> **WHAT THIS TASK INVOLVES**:
Will you write out the data exactly, excluding every picture?

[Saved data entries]
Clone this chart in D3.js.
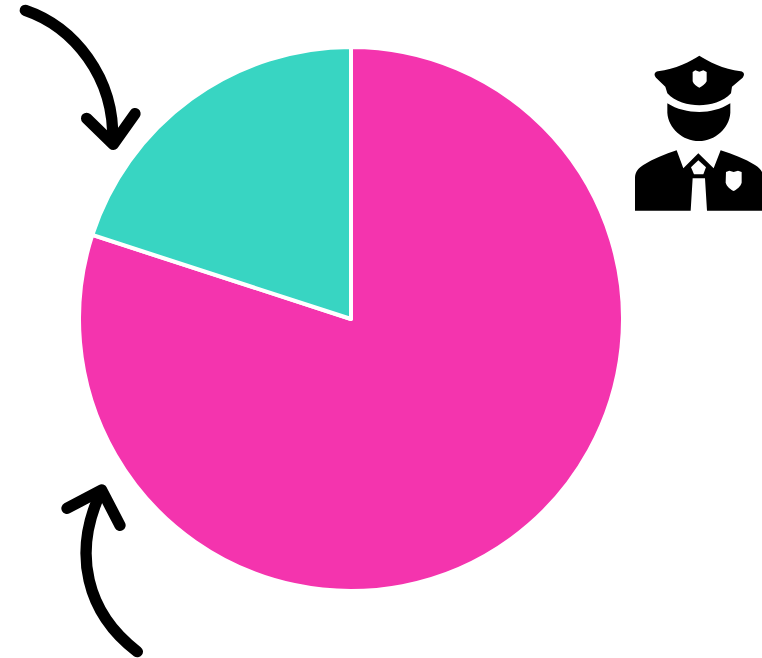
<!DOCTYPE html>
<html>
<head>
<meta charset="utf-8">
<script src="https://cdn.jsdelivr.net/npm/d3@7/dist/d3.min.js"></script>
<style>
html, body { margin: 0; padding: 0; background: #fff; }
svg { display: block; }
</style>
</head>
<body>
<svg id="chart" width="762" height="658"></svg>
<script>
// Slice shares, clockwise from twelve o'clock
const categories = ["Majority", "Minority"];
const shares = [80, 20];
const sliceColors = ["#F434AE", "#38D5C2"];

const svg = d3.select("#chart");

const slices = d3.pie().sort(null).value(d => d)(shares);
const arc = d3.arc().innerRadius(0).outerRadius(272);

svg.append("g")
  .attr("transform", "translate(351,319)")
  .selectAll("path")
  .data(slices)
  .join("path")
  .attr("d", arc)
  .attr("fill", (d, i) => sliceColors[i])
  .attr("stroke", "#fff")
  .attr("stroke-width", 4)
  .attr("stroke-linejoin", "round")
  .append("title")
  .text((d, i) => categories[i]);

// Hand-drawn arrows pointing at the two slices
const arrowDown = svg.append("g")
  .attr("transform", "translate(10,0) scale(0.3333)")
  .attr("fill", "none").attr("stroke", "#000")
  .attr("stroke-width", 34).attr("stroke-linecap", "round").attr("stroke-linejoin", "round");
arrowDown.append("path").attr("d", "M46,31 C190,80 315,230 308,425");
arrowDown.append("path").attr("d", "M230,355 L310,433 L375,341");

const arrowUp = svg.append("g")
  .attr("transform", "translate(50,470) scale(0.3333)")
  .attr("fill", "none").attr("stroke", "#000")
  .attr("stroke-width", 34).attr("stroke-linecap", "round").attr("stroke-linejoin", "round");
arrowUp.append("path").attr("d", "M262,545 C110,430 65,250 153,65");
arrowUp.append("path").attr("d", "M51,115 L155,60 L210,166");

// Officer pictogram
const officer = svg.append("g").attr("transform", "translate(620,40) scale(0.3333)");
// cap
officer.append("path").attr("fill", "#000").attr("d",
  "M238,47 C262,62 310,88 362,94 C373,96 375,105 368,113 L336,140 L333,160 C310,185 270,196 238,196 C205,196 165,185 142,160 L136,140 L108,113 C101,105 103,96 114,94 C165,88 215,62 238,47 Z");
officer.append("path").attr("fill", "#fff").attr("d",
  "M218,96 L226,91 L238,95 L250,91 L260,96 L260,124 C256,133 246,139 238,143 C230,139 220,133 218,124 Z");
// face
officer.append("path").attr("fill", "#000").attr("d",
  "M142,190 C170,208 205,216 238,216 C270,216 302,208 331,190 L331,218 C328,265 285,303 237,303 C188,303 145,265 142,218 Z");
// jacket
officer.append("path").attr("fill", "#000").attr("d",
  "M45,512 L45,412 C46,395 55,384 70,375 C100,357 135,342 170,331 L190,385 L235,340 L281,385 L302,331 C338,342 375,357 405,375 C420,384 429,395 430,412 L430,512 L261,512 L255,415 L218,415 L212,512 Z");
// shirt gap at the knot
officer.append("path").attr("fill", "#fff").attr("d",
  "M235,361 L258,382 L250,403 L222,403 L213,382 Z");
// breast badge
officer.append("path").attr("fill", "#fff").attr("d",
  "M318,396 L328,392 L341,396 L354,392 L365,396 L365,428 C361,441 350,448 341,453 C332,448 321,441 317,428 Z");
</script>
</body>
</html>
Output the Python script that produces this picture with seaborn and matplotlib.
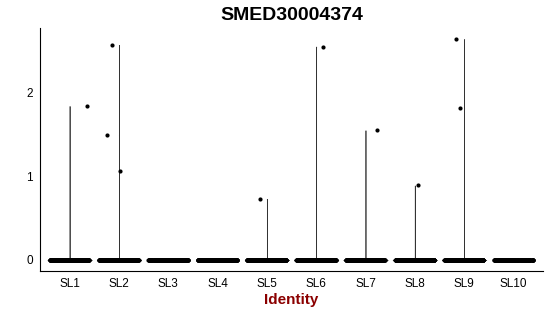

> **CORRECT RESPONSE**:
Clone this chart in D3.js.
<!DOCTYPE html>
<html>
<head>
<meta charset="utf-8">
<script src="https://cdn.jsdelivr.net/npm/d3@7/dist/d3.min.js"></script>
<style>
html, body { margin: 0; padding: 0; background: #fff; }
svg { display: block; }
</style>
</head>
<body>
<svg id="chart" width="762" height="658"></svg>
<script>
// Slice shares, clockwise from twelve o'clock
const categories = ["Majority", "Minority"];
const shares = [80, 20];
const sliceColors = ["#F434AE", "#38D5C2"];

const svg = d3.select("#chart");

const slices = d3.pie().sort(null).value(d => d)(shares);
const arc = d3.arc().innerRadius(0).outerRadius(272);

svg.append("g")
  .attr("transform", "translate(351,319)")
  .selectAll("path")
  .data(slices)
  .join("path")
  .attr("d", arc)
  .attr("fill", (d, i) => sliceColors[i])
  .attr("stroke", "#fff")
  .attr("stroke-width", 4)
  .attr("stroke-linejoin", "round")
  .append("title")
  .text((d, i) => categories[i]);

// Hand-drawn arrows pointing at the two slices
const arrowDown = svg.append("g")
  .attr("transform", "translate(10,0) scale(0.3333)")
  .attr("fill", "none").attr("stroke", "#000")
  .attr("stroke-width", 34).attr("stroke-linecap", "round").attr("stroke-linejoin", "round");
arrowDown.append("path").attr("d", "M46,31 C190,80 315,230 308,425");
arrowDown.append("path").attr("d", "M230,355 L310,433 L375,341");

const arrowUp = svg.append("g")
  .attr("transform", "translate(50,470) scale(0.3333)")
  .attr("fill", "none").attr("stroke", "#000")
  .attr("stroke-width", 34).attr("stroke-linecap", "round").attr("stroke-linejoin", "round");
arrowUp.append("path").attr("d", "M262,545 C110,430 65,250 153,65");
arrowUp.append("path").attr("d", "M51,115 L155,60 L210,166");

// Officer pictogram
const officer = svg.append("g").attr("transform", "translate(620,40) scale(0.3333)");
// cap
officer.append("path").attr("fill", "#000").attr("d",
  "M238,47 C262,62 310,88 362,94 C373,96 375,105 368,113 L336,140 L333,160 C310,185 270,196 238,196 C205,196 165,185 142,160 L136,140 L108,113 C101,105 103,96 114,94 C165,88 215,62 238,47 Z");
officer.append("path").attr("fill", "#fff").attr("d",
  "M218,96 L226,91 L238,95 L250,91 L260,96 L260,124 C256,133 246,139 238,143 C230,139 220,133 218,124 Z");
// face
officer.append("path").attr("fill", "#000").attr("d",
  "M142,190 C170,208 205,216 238,216 C270,216 302,208 331,190 L331,218 C328,265 285,303 237,303 C188,303 145,265 142,218 Z");
// jacket
officer.append("path").attr("fill", "#000").attr("d",
  "M45,512 L45,412 C46,395 55,384 70,375 C100,357 135,342 170,331 L190,385 L235,340 L281,385 L302,331 C338,342 375,357 405,375 C420,384 429,395 430,412 L430,512 L261,512 L255,415 L218,415 L212,512 Z");
// shirt gap at the knot
officer.append("path").attr("fill", "#fff").attr("d",
  "M235,361 L258,382 L250,403 L222,403 L213,382 Z");
// breast badge
officer.append("path").attr("fill", "#fff").attr("d",
  "M318,396 L328,392 L341,396 L354,392 L365,396 L365,428 C361,441 350,448 341,453 C332,448 321,441 317,428 Z");
</script>
</body>
</html>
Output the Python script that produces this picture with seaborn and matplotlib.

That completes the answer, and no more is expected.